**Stated goal**
Leave out the pictures and set down exactly the lines from the start of the listing through the one with "13.6], [84, 26.6]];", both included.

——

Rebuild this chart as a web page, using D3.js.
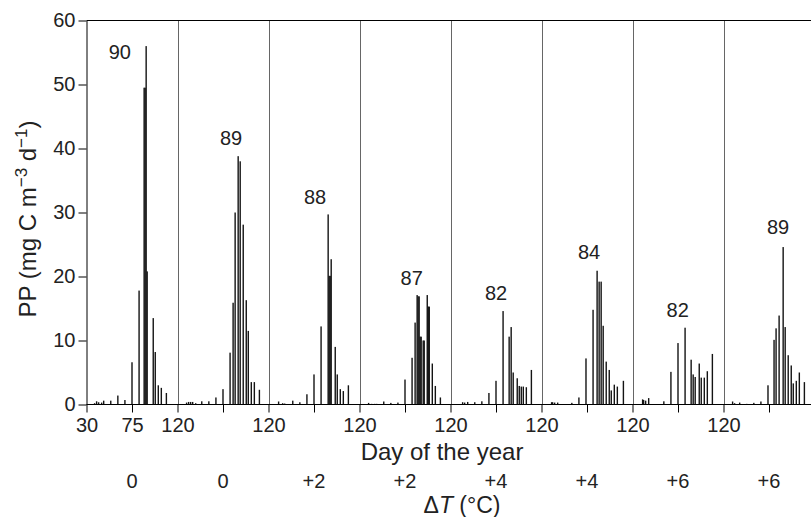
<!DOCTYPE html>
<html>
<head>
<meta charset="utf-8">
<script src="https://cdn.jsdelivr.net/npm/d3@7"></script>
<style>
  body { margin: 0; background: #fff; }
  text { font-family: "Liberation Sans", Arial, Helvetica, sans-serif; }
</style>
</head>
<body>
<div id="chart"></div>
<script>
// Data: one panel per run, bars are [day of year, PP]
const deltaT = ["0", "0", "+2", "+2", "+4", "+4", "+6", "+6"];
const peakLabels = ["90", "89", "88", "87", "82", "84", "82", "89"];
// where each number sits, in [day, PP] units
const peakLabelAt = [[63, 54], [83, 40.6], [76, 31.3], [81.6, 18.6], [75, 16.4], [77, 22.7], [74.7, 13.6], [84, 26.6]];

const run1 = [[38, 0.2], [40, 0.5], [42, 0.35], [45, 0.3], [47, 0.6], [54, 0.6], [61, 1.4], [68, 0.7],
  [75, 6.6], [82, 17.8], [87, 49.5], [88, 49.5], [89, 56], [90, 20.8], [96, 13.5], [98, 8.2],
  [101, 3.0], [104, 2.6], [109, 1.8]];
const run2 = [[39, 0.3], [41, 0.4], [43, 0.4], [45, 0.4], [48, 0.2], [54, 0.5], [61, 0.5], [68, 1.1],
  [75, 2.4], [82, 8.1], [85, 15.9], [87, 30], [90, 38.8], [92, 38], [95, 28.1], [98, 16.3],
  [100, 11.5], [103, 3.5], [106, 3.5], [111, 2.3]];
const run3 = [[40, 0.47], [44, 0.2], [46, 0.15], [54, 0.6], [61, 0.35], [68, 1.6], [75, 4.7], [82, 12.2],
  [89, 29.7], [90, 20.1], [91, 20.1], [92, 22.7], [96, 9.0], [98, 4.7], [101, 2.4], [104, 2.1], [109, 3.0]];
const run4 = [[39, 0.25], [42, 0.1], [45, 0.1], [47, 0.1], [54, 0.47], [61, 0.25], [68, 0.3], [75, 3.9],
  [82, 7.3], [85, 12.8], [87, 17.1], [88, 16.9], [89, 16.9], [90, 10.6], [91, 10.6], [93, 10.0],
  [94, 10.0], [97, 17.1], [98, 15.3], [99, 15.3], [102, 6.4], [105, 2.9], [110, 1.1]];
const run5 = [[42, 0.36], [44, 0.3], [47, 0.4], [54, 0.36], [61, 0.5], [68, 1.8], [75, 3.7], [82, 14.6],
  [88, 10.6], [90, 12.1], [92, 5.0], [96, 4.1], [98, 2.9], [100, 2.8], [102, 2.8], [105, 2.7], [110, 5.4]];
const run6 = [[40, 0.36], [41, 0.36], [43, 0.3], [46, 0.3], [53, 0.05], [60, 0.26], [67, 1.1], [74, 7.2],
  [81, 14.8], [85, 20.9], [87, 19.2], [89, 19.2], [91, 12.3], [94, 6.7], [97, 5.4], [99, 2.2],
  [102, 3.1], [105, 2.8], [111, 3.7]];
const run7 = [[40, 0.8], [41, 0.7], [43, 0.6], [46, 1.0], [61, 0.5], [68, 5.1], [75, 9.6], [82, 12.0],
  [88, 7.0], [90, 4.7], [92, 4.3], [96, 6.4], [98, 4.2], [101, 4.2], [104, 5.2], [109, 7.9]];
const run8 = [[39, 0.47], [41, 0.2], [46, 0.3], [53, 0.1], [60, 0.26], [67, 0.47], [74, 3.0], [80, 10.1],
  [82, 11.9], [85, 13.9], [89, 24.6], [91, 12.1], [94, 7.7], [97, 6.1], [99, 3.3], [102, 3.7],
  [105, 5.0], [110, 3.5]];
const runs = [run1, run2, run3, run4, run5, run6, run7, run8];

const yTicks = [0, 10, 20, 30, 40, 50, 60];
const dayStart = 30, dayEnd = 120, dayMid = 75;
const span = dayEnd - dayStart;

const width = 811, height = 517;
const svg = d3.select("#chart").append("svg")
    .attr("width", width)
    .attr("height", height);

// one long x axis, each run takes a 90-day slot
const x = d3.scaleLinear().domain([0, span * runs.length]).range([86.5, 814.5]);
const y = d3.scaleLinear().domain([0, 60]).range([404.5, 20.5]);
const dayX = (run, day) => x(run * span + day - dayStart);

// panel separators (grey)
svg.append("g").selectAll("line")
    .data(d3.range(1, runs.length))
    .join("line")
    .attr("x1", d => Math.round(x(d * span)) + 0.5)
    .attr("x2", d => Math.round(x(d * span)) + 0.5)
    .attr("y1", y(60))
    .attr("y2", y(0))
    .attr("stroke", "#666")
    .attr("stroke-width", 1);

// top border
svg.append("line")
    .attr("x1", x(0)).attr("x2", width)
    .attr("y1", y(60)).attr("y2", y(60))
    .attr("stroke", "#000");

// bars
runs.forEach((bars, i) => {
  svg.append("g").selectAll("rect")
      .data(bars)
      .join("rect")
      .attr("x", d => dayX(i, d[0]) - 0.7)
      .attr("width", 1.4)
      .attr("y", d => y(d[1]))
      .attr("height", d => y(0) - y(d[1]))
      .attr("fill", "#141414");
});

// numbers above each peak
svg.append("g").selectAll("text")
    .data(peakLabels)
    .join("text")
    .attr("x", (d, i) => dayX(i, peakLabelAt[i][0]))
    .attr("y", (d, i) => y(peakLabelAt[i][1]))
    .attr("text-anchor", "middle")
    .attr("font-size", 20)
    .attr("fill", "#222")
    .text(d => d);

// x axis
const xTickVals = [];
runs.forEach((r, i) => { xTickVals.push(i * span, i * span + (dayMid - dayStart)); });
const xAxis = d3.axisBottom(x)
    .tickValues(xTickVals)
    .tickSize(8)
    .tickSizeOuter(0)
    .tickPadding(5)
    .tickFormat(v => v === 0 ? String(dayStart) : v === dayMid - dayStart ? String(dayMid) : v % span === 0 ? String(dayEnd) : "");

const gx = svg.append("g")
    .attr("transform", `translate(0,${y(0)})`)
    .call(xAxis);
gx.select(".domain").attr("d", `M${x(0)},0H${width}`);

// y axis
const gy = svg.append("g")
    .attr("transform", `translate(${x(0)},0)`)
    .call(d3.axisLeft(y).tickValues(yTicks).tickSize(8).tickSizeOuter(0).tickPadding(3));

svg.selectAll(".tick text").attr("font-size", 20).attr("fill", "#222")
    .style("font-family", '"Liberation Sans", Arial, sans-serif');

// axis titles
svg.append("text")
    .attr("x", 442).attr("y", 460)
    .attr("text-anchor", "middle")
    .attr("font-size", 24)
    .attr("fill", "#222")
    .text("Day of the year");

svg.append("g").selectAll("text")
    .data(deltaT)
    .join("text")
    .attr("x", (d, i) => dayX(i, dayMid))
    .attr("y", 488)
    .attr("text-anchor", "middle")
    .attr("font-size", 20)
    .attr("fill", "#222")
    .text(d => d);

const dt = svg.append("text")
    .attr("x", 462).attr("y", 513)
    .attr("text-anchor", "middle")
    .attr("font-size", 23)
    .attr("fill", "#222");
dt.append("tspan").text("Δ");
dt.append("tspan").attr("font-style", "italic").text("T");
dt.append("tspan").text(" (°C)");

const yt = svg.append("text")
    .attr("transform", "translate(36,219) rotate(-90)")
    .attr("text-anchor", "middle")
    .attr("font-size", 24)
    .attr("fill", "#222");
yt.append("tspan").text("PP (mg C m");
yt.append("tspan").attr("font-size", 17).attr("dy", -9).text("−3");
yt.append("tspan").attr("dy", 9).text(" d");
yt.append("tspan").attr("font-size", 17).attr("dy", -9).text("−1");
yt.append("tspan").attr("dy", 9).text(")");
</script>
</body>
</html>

——

**Task response**
Rebuild this chart as a web page, using D3.js.
<!DOCTYPE html>
<html>
<head>
<meta charset="utf-8">
<script src="https://cdn.jsdelivr.net/npm/d3@7"></script>
<style>
  body { margin: 0; background: #fff; }
  text { font-family: "Liberation Sans", Arial, Helvetica, sans-serif; }
</style>
</head>
<body>
<div id="chart"></div>
<script>
// Data: one panel per run, bars are [day of year, PP]
const deltaT = ["0", "0", "+2", "+2", "+4", "+4", "+6", "+6"];
const peakLabels = ["90", "89", "88", "87", "82", "84", "82", "89"];
// where each number sits, in [day, PP] units
const peakLabelAt = [[63, 54], [83, 40.6], [76, 31.3], [81.6, 18.6], [75, 16.4], [77, 22.7], [74.7, 13.6], [84, 26.6]];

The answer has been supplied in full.